##### Collected data
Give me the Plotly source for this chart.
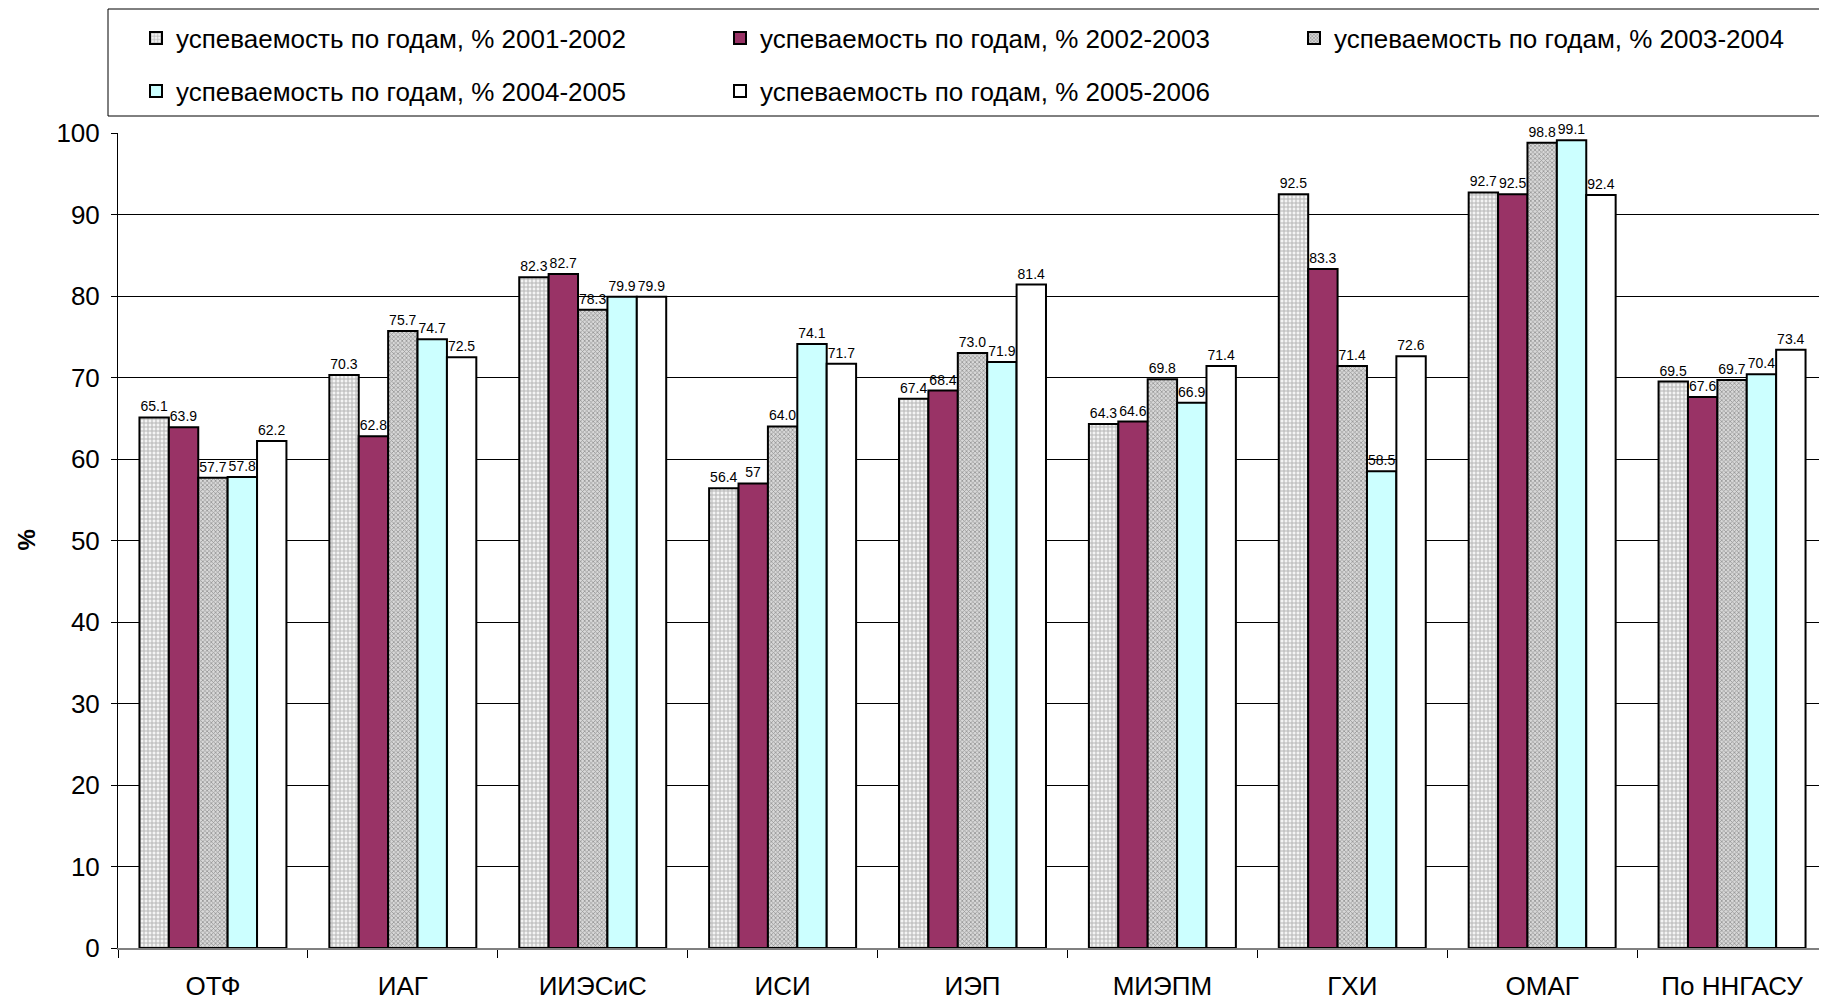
import plotly.graph_objects as go

categories = ["ОТФ", "ИАГ", "ИИЭСиС", "ИСИ", "ИЭП", "МИЭПМ", "ГХИ", "ОМАГ", "По ННГАСУ"]
series_names = [
    "успеваемость по годам, % 2001-2002",
    "успеваемость по годам, % 2002-2003",
    "успеваемость по годам, % 2003-2004",
    "успеваемость по годам, % 2004-2005",
    "успеваемость по годам, % 2005-2006",
]
v2001 = [65.1, 70.3, 82.3, 56.4, 67.4, 64.3, 92.5, 92.7, 69.5]
v2002 = [63.9, 62.8, 82.7, 57.0, 68.4, 64.6, 83.3, 92.5, 67.6]
v2003 = [57.7, 75.7, 78.3, 64.0, 73.0, 69.8, 71.4, 98.8, 69.7]
v2004 = [57.8, 74.7, 79.9, 74.1, 71.9, 66.9, 58.5, 99.1, 70.4]
v2005 = [62.2, 72.5, 79.9, 71.7, 81.4, 71.4, 72.6, 92.4, 73.4]
t2001 = ["65.1", "70.3", "82.3", "56.4", "67.4", "64.3", "92.5", "92.7", "69.5"]
t2002 = ["63.9", "62.8", "82.7", "57", "68.4", "64.6", "83.3", "92.5", "67.6"]
t2003 = ["57.7", "75.7", "78.3", "64.0", "73.0", "69.8", "71.4", "98.8", "69.7"]
t2004 = ["57.8", "74.7", "79.9", "74.1", "71.9", "66.9", "58.5", "99.1", "70.4"]
t2005 = ["62.2", "72.5", "79.9", "71.7", "81.4", "71.4", "72.6", "92.4", "73.4"]
y_ticks = [0, 10, 20, 30, 40, 50, 60, 70, 80, 90, 100]

FONT = "Liberation Sans, Arial, sans-serif"
OFF = 8  # page body margin
W, H = 1827 - OFF, 1001 - OFF
# page-coordinate plot box: left 118, top 133, bottom 948, right 1827
ML, MR, MT, MB = 118 - OFF, 0, 133 - OFF, H - (948 - OFF)
PW, PH = W - ML - MR, H - MT - MB

values = [v2001, v2002, v2003, v2004, v2005]
texts = [t2001, t2002, t2003, t2004, t2005]
markers = [
    dict(color="white", pattern=dict(shape="+", fgcolor="#777777", bgcolor="#f4f4f4", size=4, solidity=0.45)),
    dict(color="#993366"),
    dict(color="white", pattern=dict(shape="x", fgcolor="#505050", bgcolor="#d8d8d8", size=3, solidity=0.45)),
    dict(color="#CCFFFF"),
    dict(color="#FFFFFF"),
]
legends = ["legend", "legend", "legend3", "legend2", "legend2"]

fig = go.Figure()
for name, vals, txt, mk, lg in zip(series_names, values, texts, markers, legends):
    mk = dict(mk)
    mk["line"] = dict(color="black", width=2)
    fig.add_trace(go.Bar(
        x=categories, y=vals, name=name, marker=mk,
        text=txt, textposition="outside", cliponaxis=False,
        textfont=dict(family=FONT, size=14, color="black"),
        constraintext="none", legend=lg,
    ))

def py(page_y):
    return (MT + PH - (page_y - OFF)) / PH

def pxx(page_x):
    return ((page_x - OFF) - ML) / PW

leg_common = dict(
    orientation="h", xanchor="left", yanchor="middle",
    font=dict(family=FONT, size=26, color="black"),
    bgcolor="rgba(0,0,0,0)", borderwidth=0,
    entrywidth=539, entrywidthmode="pixels", traceorder="normal",
)

fig.update_layout(
    width=W, height=H,
    margin=dict(l=ML, r=MR, t=MT, b=MB, pad=0, autoexpand=False),
    paper_bgcolor="white", plot_bgcolor="white",
    barmode="group", bargap=0.226, bargroupgap=0,
    font=dict(family=FONT, size=26, color="black"),
    legend=dict(x=pxx(136), y=py(38), **leg_common),
    legend3=dict(x=pxx(136 + 1158), y=py(38), **leg_common),
    legend2=dict(x=pxx(136), y=py(91), **leg_common),
    showlegend=True,
    xaxis=dict(
        showgrid=False, showline=True, linecolor="#808080", linewidth=2,
        ticks="outside", tickson="boundaries", ticklen=8, tickcolor="black",
        tickfont=dict(family=FONT, size=26, color="black"),
        ticklabelstandoff=14, automargin=False,
    ),
    yaxis=dict(
        range=[0, 100], tickvals=y_ticks, showgrid=True, gridcolor="black", gridwidth=1,
        showline=True, linecolor="black", linewidth=1, mirror=False,
        ticks="outside", ticklen=6, tickcolor="black",
        tickfont=dict(family=FONT, size=26, color="black"),
        ticklabelstandoff=6, zeroline=False, automargin=False,
    ),
    shapes=[
        dict(type="rect", xref="paper", yref="paper",
             x0=pxx(108), x1=pxx(1827 + 10), y0=py(116), y1=py(9),
             line=dict(color="black", width=1), fillcolor="rgba(0,0,0,0)"),
    ],
    annotations=[
        dict(text="<b>%</b>", xref="paper", yref="paper", x=pxx(26), y=0.5,
             showarrow=False, textangle=-90, xanchor="center", yanchor="middle",
             font=dict(family=FONT, size=24, color="black")),
    ],
)

fig.write_html("out.html")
##########
Task to complete> All of the data needs repeating exactly, but the pictures do not.

Solution to the exercise>
Give me the Plotly source for this chart.
import plotly.graph_objects as go

categories = ["ОТФ", "ИАГ", "ИИЭСиС", "ИСИ", "ИЭП", "МИЭПМ", "ГХИ", "ОМАГ", "По ННГАСУ"]
series_names = [
    "успеваемость по годам, % 2001-2002",
    "успеваемость по годам, % 2002-2003",
    "успеваемость по годам, % 2003-2004",
    "успеваемость по годам, % 2004-2005",
    "успеваемость по годам, % 2005-2006",
]
v2001 = [65.1, 70.3, 82.3, 56.4, 67.4, 64.3, 92.5, 92.7, 69.5]
v2002 = [63.9, 62.8, 82.7, 57.0, 68.4, 64.6, 83.3, 92.5, 67.6]
v2003 = [57.7, 75.7, 78.3, 64.0, 73.0, 69.8, 71.4, 98.8, 69.7]
v2004 = [57.8, 74.7, 79.9, 74.1, 71.9, 66.9, 58.5, 99.1, 70.4]
v2005 = [62.2, 72.5, 79.9, 71.7, 81.4, 71.4, 72.6, 92.4, 73.4]
t2001 = ["65.1", "70.3", "82.3", "56.4", "67.4", "64.3", "92.5", "92.7", "69.5"]
t2002 = ["63.9", "62.8", "82.7", "57", "68.4", "64.6", "83.3", "92.5", "67.6"]
t2003 = ["57.7", "75.7", "78.3", "64.0", "73.0", "69.8", "71.4", "98.8", "69.7"]
t2004 = ["57.8", "74.7", "79.9", "74.1", "71.9", "66.9", "58.5", "99.1", "70.4"]
t2005 = ["62.2", "72.5", "79.9", "71.7", "81.4", "71.4", "72.6", "92.4", "73.4"]
y_ticks = [0, 10, 20, 30, 40, 50, 60, 70, 80, 90, 100]

FONT = "Liberation Sans, Arial, sans-serif"
OFF = 8  # page body margin
W, H = 1827 - OFF, 1001 - OFF
# page-coordinate plot box: left 118, top 133, bottom 948, right 1827
ML, MR, MT, MB = 118 - OFF, 0, 133 - OFF, H - (948 - OFF)
PW, PH = W - ML - MR, H - MT - MB

values = [v2001, v2002, v2003, v2004, v2005]
texts = [t2001, t2002, t2003, t2004, t2005]
markers = [
    dict(color="white", pattern=dict(shape="+", fgcolor="#777777", bgcolor="#f4f4f4", size=4, solidity=0.45)),
    dict(color="#993366"),
    dict(color="white", pattern=dict(shape="x", fgcolor="#505050", bgcolor="#d8d8d8", size=3, solidity=0.45)),
    dict(color="#CCFFFF"),
    dict(color="#FFFFFF"),
]
legends = ["legend", "legend", "legend3", "legend2", "legend2"]

fig = go.Figure()
for name, vals, txt, mk, lg in zip(series_names, values, texts, markers, legends):
    mk = dict(mk)
    mk["line"] = dict(color="black", width=2)
    fig.add_trace(go.Bar(
        x=categories, y=vals, name=name, marker=mk,
        text=txt, textposition="outside", cliponaxis=False,
        textfont=dict(family=FONT, size=14, color="black"),
        constraintext="none", legend=lg,
    ))

def py(page_y):
    return (MT + PH - (page_y - OFF)) / PH

def pxx(page_x):
    return ((page_x - OFF) - ML) / PW

leg_common = dict(
    orientation="h", xanchor="left", yanchor="middle",
    font=dict(family=FONT, size=26, color="black"),
    bgcolor="rgba(0,0,0,0)", borderwidth=0,
    entrywidth=539, entrywidthmode="pixels", traceorder="normal",
)

fig.update_layout(
    width=W, height=H,
    margin=dict(l=ML, r=MR, t=MT, b=MB, pad=0, autoexpand=False),
    paper_bgcolor="white", plot_bgcolor="white",
    barmode="group", bargap=0.226, bargroupgap=0,
    font=dict(family=FONT, size=26, color="black"),
    legend=dict(x=pxx(136), y=py(38), **leg_common),
    legend3=dict(x=pxx(136 + 1158), y=py(38), **leg_common),
    legend2=dict(x=pxx(136), y=py(91), **leg_common),
    showlegend=True,
    xaxis=dict(
        showgrid=False, showline=True, linecolor="#808080", linewidth=2,
        ticks="outside", tickson="boundaries", ticklen=8, tickcolor="black",
        tickfont=dict(family=FONT, size=26, color="black"),
        ticklabelstandoff=14, automargin=False,
    ),
    yaxis=dict(
        range=[0, 100], tickvals=y_ticks, showgrid=True, gridcolor="black", gridwidth=1,
        showline=True, linecolor="black", linewidth=1, mirror=False,
        ticks="outside", ticklen=6, tickcolor="black",
        tickfont=dict(family=FONT, size=26, color="black"),
        ticklabelstandoff=6, zeroline=False, automargin=False,
    ),
    shapes=[
        dict(type="rect", xref="paper", yref="paper",
             x0=pxx(108), x1=pxx(1827 + 10), y0=py(116), y1=py(9),
             line=dict(color="black", width=1), fillcolor="rgba(0,0,0,0)"),
    ],
    annotations=[
        dict(text="<b>%</b>", xref="paper", yref="paper", x=pxx(26), y=0.5,
             showarrow=False, textangle=-90, xanchor="center", yanchor="middle",
             font=dict(family=FONT, size=24, color="black")),
    ],
)

fig.write_html("out.html")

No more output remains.